As new creatures wander out from the thicket, the scene becomes a more complicated mish-mash of roaming critters vying for the available food resources. If keeping all of the woodland denizens and plant life in a small patch of forest happy is anything like the hands-on micromanagement found in SimAnimals, then Mother Nature must be an exhausted deity indeed.
EA's efforts at branching out and scaling back the complexity of the more hardcore titles in the massive Sim franchise in an attempt to appeal to broader audiences have yielded mixed results. The cutesy presentation and family-friendly appeal of MySims (and MySims Kingdom) succeeded in capturing the attention of casual gamers and younger players, but the latest Wii-ward foray into kiddie-sim territory is a bit of a stumble. The DS version of SimAnimals narrowly escapes some of the problems found in its console counterpart and provides a decent forestry simulation experience attuned to the interests of younger audiences. Managing small chunks of wilderness and attracting new plants and animals to inhabit the green terrain is a mostly fun and intuitive process, yet it's not for everyone.

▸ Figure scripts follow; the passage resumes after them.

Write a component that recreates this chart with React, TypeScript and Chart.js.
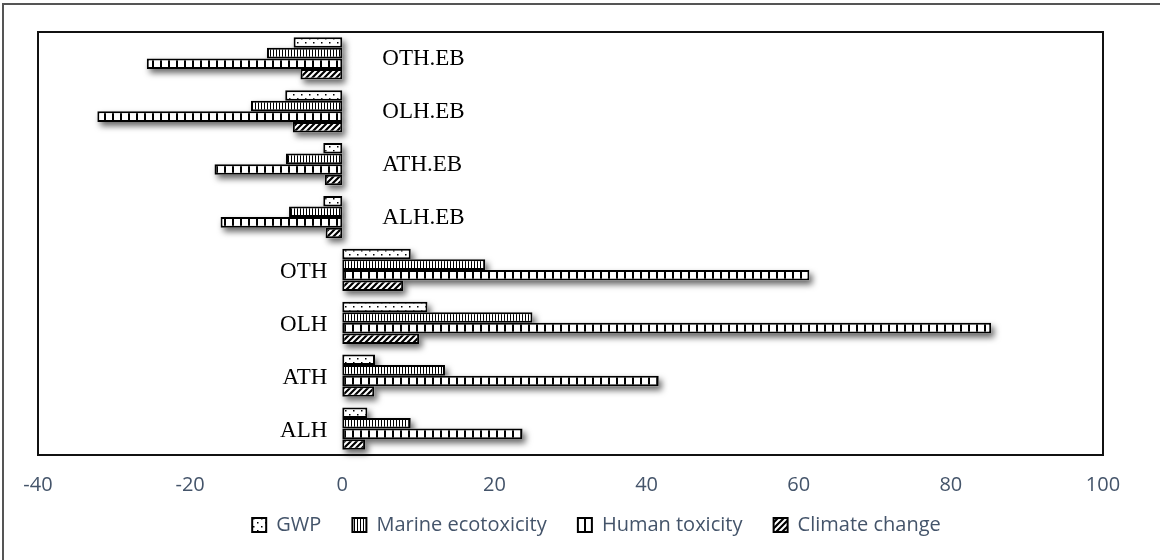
import React, { useEffect, useRef } from 'react';
import { Chart, registerables } from 'chart.js';

Chart.register(...registerables);

// ---- data ----
const categories = ['OTH.EB', 'OLH.EB', 'ATH.EB', 'ALH.EB', 'OTH', 'OLH', 'ATH', 'ALH'];
const seriesNames = ['GWP', 'Marine ecotoxicity', 'Human toxicity', 'Climate change'];
const gwp = [-6.4, -7.5, -2.5, -2.5, 9.0, 11.2, 4.3, 3.3];
const marineEcotoxicity = [-9.9, -12.0, -7.4, -7.0, 18.8, 25.0, 13.5, 9.0];
const humanToxicity = [-25.7, -32.2, -16.8, -16.0, 61.4, 85.3, 41.6, 23.7];
const climateChange = [-5.5, -6.5, -2.3, -2.2, 8.0, 10.1, 4.2, 3.0];
const xTicks = [-40, -20, 0, 20, 40, 60, 80, 100];

const TEXT_COLOR = '#44546A';
const SANS = '"Open Sans", "Liberation Sans", sans-serif';
const SERIF = '"Liberation Serif", "DejaVu Serif", serif';

function makePattern(kind: string): CanvasPattern | string {
  const c = document.createElement('canvas');
  const g = c.getContext('2d');
  if (!g) return '#fff';
  if (kind === 'dots') {
    c.width = 8; c.height = 8;
    g.fillStyle = '#fff'; g.fillRect(0, 0, 8, 8);
    g.fillStyle = '#000';
    g.fillRect(1, 2, 1.5, 1.5);
    g.fillRect(5, 6, 1.5, 1.5);
  } else if (kind === 'vlines') {
    c.width = 3; c.height = 4;
    g.fillStyle = '#fff'; g.fillRect(0, 0, 3, 4);
    g.fillStyle = '#000'; g.fillRect(0, 0, 1, 4);
  } else if (kind === 'bricks') {
    c.width = 8; c.height = 4;
    g.fillStyle = '#fff'; g.fillRect(0, 0, 8, 4);
    g.fillStyle = '#000'; g.fillRect(0, 0, 2, 4);
  } else {
    c.width = 6; c.height = 6;
    g.fillStyle = '#fff'; g.fillRect(0, 0, 6, 6);
    g.strokeStyle = '#000'; g.lineWidth = 2.2;
    g.beginPath();
    g.moveTo(-1, 7); g.lineTo(7, -1);
    g.moveTo(-4, 4); g.lineTo(4, -4);
    g.moveTo(2, 10); g.lineTo(10, 2);
    g.stroke();
  }
  return g.createPattern(c, 'repeat') || '#fff';
}

const framePlugin = {
  id: 'frame',
  beforeDraw(chart: any) {
    const ctx = chart.ctx;
    ctx.save();
    ctx.fillStyle = '#fff';
    ctx.fillRect(0, 0, chart.width, chart.height);
    ctx.strokeStyle = '#555';
    ctx.lineWidth = 2;
    ctx.beginPath();
    ctx.moveTo(3, chart.height);
    ctx.lineTo(3, 4);
    ctx.lineTo(chart.width, 4);
    ctx.stroke();
    const a = chart.chartArea;
    ctx.strokeStyle = '#111';
    ctx.lineWidth = 2;
    ctx.strokeRect(a.left, a.top, a.right - a.left, a.bottom - a.top);
    ctx.restore();
  },
};

const shadowPlugin = {
  id: 'barShadow',
  beforeDatasetsDraw(chart: any) {
    const ctx = chart.ctx;
    ctx.save();
    ctx.shadowColor = 'rgba(0,0,0,0.6)';
    ctx.shadowBlur = 6;
    ctx.shadowOffsetX = 3;
    ctx.shadowOffsetY = 4;
    ctx.fillStyle = '#fff';
    chart.data.datasets.forEach((_: any, i: number) => {
      const meta = chart.getDatasetMeta(i);
      meta.data.forEach((el: any) => {
        const p = el.getProps(['x', 'y', 'base', 'height'], true);
        const l = Math.min(p.x, p.base);
        const r = Math.max(p.x, p.base);
        ctx.fillRect(l, p.y - p.height / 2, r - l, p.height);
      });
    });
    ctx.restore();
  },
};

const categoryLabelPlugin = {
  id: 'categoryLabels',
  afterDatasetsDraw(chart: any) {
    const ctx = chart.ctx;
    const xs = chart.scales.x;
    const ys = chart.scales.y;
    const zero = xs.getPixelForValue(0);
    ctx.save();
    ctx.font = `23px ${SERIF}`;
    ctx.fillStyle = '#000';
    ctx.textBaseline = 'middle';
    (chart.data.labels as string[]).forEach((label: string, i: number) => {
      const neg = humanToxicity[i] < 0;
      const y = ys.getPixelForValue(i) + (neg ? 1 : 2);
      ctx.textAlign = neg ? 'left' : 'right';
      ctx.fillText(label, neg ? zero + 40 : zero - 15, y);
    });
    ctx.restore();
  },
};

export default function App() {
  const ref = useRef<HTMLCanvasElement>(null);

  useEffect(() => {
    if (!ref.current) return;
    const patterns = [makePattern('dots'), makePattern('vlines'), makePattern('bricks'), makePattern('diag')];
    const values = [gwp, marineEcotoxicity, humanToxicity, climateChange];
    const chart = new Chart(ref.current, {
      type: 'bar',
      data: {
        labels: categories,
        datasets: seriesNames.map((name, i) => ({
          label: name,
          data: values[i],
          backgroundColor: patterns[i] as any,
          borderColor: '#000',
          borderWidth: 2,
          borderSkipped: false,
          categoryPercentage: 0.8,
          barPercentage: 1.0,
        })),
      },
      options: {
        indexAxis: 'y',
        animation: false,
        responsive: false,
        devicePixelRatio: 1,
        events: [],
        layout: { padding: { left: 38, top: 32, right: 5, bottom: 15 } },
        scales: {
          x: {
            type: 'linear',
            position: 'bottom',
            min: xTicks[0],
            max: xTicks[xTicks.length - 1],
            grid: { display: false, drawTicks: false },
            border: { display: false },
            ticks: {
              stepSize: xTicks[1] - xTicks[0],
              padding: 18,
              color: TEXT_COLOR,
              font: { family: SANS, size: 20 },
            },
          },
          y: {
            position: 'right',
            grid: { display: false, drawTicks: false },
            border: { display: false },
            ticks: { display: false },
            afterFit: (s: any) => { s.width = 52; },
          },
        },
        plugins: {
          tooltip: { enabled: false },
          legend: {
            position: 'bottom',
            labels: {
              boxWidth: 14,
              boxHeight: 14,
              padding: 0,
              color: TEXT_COLOR,
              font: { family: SANS, size: 20 },
              generateLabels: (ch: any) => {
                const items = (Chart.defaults.plugins.legend.labels as any).generateLabels(ch);
                return items.map((it: any, i: number) => ({
                  ...it,
                  text: i < items.length - 1 ? it.text + '      ' : it.text,
                }));
              },
            },
          },
        },
      },
      plugins: [framePlugin, shadowPlugin, categoryLabelPlugin],
    } as any);
    return () => chart.destroy();
  }, []);

  return (
    <div style={{ position: 'fixed', left: 0, top: 0, width: 1160, height: 560, background: '#fff' }}>
      <canvas ref={ref} width={1160} height={560} style={{ display: 'block', width: 1160, height: 560 }} />
    </div>
  );
}
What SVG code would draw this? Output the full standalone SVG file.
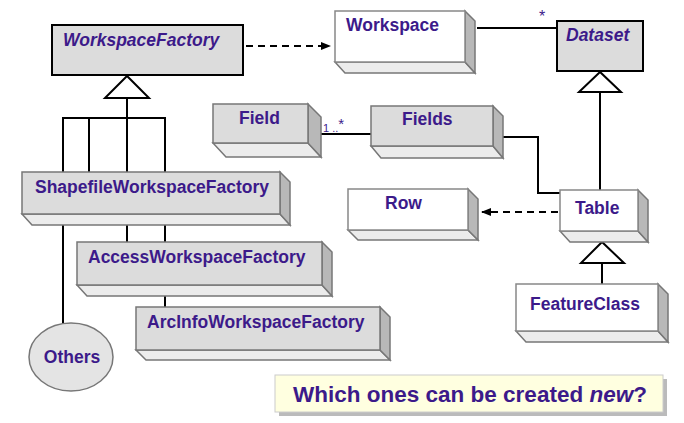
<svg xmlns="http://www.w3.org/2000/svg" width="684" height="423" viewBox="0 0 684 423">
<style>
.t{font-family:"Liberation Sans",Arial,sans-serif;font-weight:bold;font-size:17.5px;fill:#3c1a8a}
.i{font-style:italic}
.g{fill:#dcdcdc;stroke:#777;stroke-width:1.5}
.w{fill:#fff;stroke:#888;stroke-width:1.5}
.s{fill:#b8b8b8;stroke:#777;stroke-width:1.5}
.b{fill:#ececec;stroke:#777;stroke-width:1.5}
.ln{fill:none;stroke:#000;stroke-width:2}
.d{fill:none;stroke:#000;stroke-width:2;stroke-dasharray:7,5}
.tri{fill:#fff;stroke:#000;stroke-width:2}
</style>
<defs>
<marker id="a" viewBox="0 0 10 10" refX="9" refY="5" markerWidth="5" markerHeight="5" orient="auto"><path d="M0,1 L10,5 L0,9 z" fill="#000"/></marker>
</defs>
<rect width="684" height="423" fill="#fff"/>
<g id="connectors">
<path class="d" d="M246,46 H330" marker-end="url(#a)"/>
<path class="ln" d="M477,28 H557"/>
<path class="ln" d="M600,92 V190"/>
<path class="ln" d="M320,134 H371"/>
<path class="ln" d="M500,137 H538 V193 H560"/>
<path class="d" d="M558,212 H482" marker-end="url(#a)"/>
<path class="ln" d="M127,98 V172 M63,172 V118 H165 V172 M89,118 V172"/>
<path class="ln" d="M63,225 V323 M127,225 V242 M165,225 V242 M165,296 V307 M602,263 V284"/>
<polygon class="tri" points="127,76 105,98 149,98"/>
<polygon class="tri" points="600,72 579,92 621,92"/>
<polygon class="tri" points="602,242 581,263 624,263"/>
<text class="t" x="539" y="22" style="font-weight:normal;font-size:16px">*</text>
<text class="t" x="323" y="132" style="font-size:11px;font-weight:normal">1 ..<tspan style="font-size:15px" dy="-3">*</tspan></text>
</g>
<g id="WorkspaceFactory"><rect x="52" y="25" width="191" height="50" fill="#dcdcdc" stroke="#000" stroke-width="2"/><text class="t i" x="63" y="46">WorkspaceFactory</text></g>
<g id="Dataset"><rect x="557" y="21" width="86" height="50" fill="#dcdcdc" stroke="#000" stroke-width="2"/><text class="t i" x="566" y="41">Dataset</text></g>
<g id="Workspace"><polygon class="b" points="335,62 345,73 475,73 465,62"/><polygon class="s" points="465,11 475,21 475,73 465,62"/><rect class="w" x="335" y="11" width="130" height="51"/><text class="t" x="346" y="31">Workspace</text></g>
<g id="Field"><polygon class="b" points="213,143 226,157 321,157 308,143"/><polygon class="s" points="308,104 321,117 321,157 308,143"/><rect class="g" x="213" y="104" width="95" height="39"/><text class="t" x="239" y="124">Field</text></g>
<g id="Fields"><polygon class="b" points="371,146 381,158 503,158 493,146"/><polygon class="s" points="493,106 503,116 503,158 493,146"/><rect class="g" x="371" y="106" width="122" height="40"/><text class="t" x="402" y="125">Fields</text></g>
<g id="Row"><polygon class="b" points="348,230 358,240 478,240 468,230"/><polygon class="s" points="468,189 478,199 478,240 468,230"/><rect class="w" x="348" y="189" width="120" height="41"/><text class="t" x="385" y="209">Row</text></g>
<g id="Table"><polygon class="b" points="560,231 570,242 648,242 638,231"/><polygon class="s" points="638,190 648,200 648,242 638,231"/><rect class="w" x="560" y="190" width="78" height="41"/><text class="t" x="575" y="214">Table</text></g>
<g id="FeatureClass"><polygon class="b" points="516,331 526,342 668,342 658,331"/><polygon class="s" points="658,284 668,294 668,342 658,331"/><rect class="w" x="516" y="284" width="142" height="47"/><text class="t" x="530" y="310">FeatureClass</text></g>
<g id="ShapefileWorkspaceFactory"><polygon class="b" points="22,214 32,225 290,225 280,214"/><polygon class="s" points="280,172 290,182 290,225 280,214"/><rect class="g" x="22" y="172" width="258" height="42"/><text class="t" x="35" y="193">ShapefileWorkspaceFactory</text></g>
<g id="AccessWorkspaceFactory"><polygon class="b" points="77,285 87,296 332,296 322,285"/><polygon class="s" points="322,242 332,252 332,296 322,285"/><rect class="g" x="77" y="242" width="245" height="43"/><text class="t" x="88" y="263">AccessWorkspaceFactory</text></g>
<g id="ArcInfoWorkspaceFactory"><polygon class="b" points="136,350 146,360 390,360 380,350"/><polygon class="s" points="380,307 390,317 390,360 380,350"/><rect class="g" x="136" y="307" width="244" height="43"/><text class="t" x="147" y="328">ArcInfoWorkspaceFactory</text></g>
<g id="Others"><ellipse cx="71" cy="357" rx="42" ry="34" fill="#e4e4e4" stroke="#777" stroke-width="1.5"/><text class="t" x="72" y="363" text-anchor="middle">Others</text></g>
<g id="caption"><rect x="279" y="379" width="388" height="37" fill="#bbb"/><rect x="275" y="375" width="388" height="37" fill="#ffffe0" stroke="#ccc"/><text class="t" x="470" y="402" text-anchor="middle" style="font-size:22.5px">Which ones can be created <tspan font-style="italic">new</tspan>?</text></g>
</svg>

SimAnimals doesn't waste any time thrusting you right into the meat of the game. You won't find any cushy anthropomorphic tales filled with quests to locate lost pals or save-the-forest from some evil force threatening to unleash a devastating eco-disaster. Instead, you're dropped onto the first of many plots of land you'll encounter throughout the game, given a bare-bones tutorial and explanation on how to play, and left to your own devices. While this is to be expected from anything bearing the word "sim" in the title, it's unfortunate that a game so clearly designed for kids lacks even a basic storyline to encompass the gameplay.
Once you're given access to a patch of earth in the forest, you'll use the meager starting resources at your disposal to populate the grounds with different plants and other elements in hopes of drawing animals to visit and eventually take up residence in your humble stretch of the woods. Critters will gradually filter in, and you'll earn their trust and friendship by feeding and occasionally petting them when appropriate. You'll interact with animals and objects via a floating hand that serves as your worldly avatar. Visiting animals will casually roam around eating food, sleeping, and interacting with one another. They'll come and go as they please until given enough incentive to stick around for awhile. If you provide the right elements for them to create a home - like a hollowed out log or twigs to build a nest - creatures in good spirits will move in to the area permanently.
Keeping your furry residents happy is the key to progression in SimAnimals. Cheerful animals will continue to exude happiness points that slowly fill a meter on the screen. Conversely, unhappy animals - critters that run out of food sources, aren't treated well, or end up in the losing end of a tussle with another animal - emit negative mojo that depletes your meter. You can't progress to the next area until you've maxed out an area's happy points. Once this happens, you can move on to the next chunk of forest or continue to hone and improve the one you've just spent a lot of time on. While new areas contain elements that attract different kinds of creatures, you can also import resources (creatures, plants, etc.) from maps you've already played by going back and dropping them into your handy pouch.
Aside from specific goals - like attracting a certain animal, interacting with them in a certain way, and getting them to move in - introduced every so often to give you a mega happiness boost and something specific to work towards, the gameplay is largely the same from one area to the next. Each setting provides new plants and animals to utilize and play around with, but you'll be going through the same motions in every locale. There's plenty to keep busy with; you'll always find a plant that needs to be watered, seeds to be planted, animals to be fed, and other issues to manage. Still, it's a little disappointing that almost everything you'll need to know about the entire game can be gleaned from the first few minutes of play. Even if the gameplay is quite enjoyable, repetition sets in early on.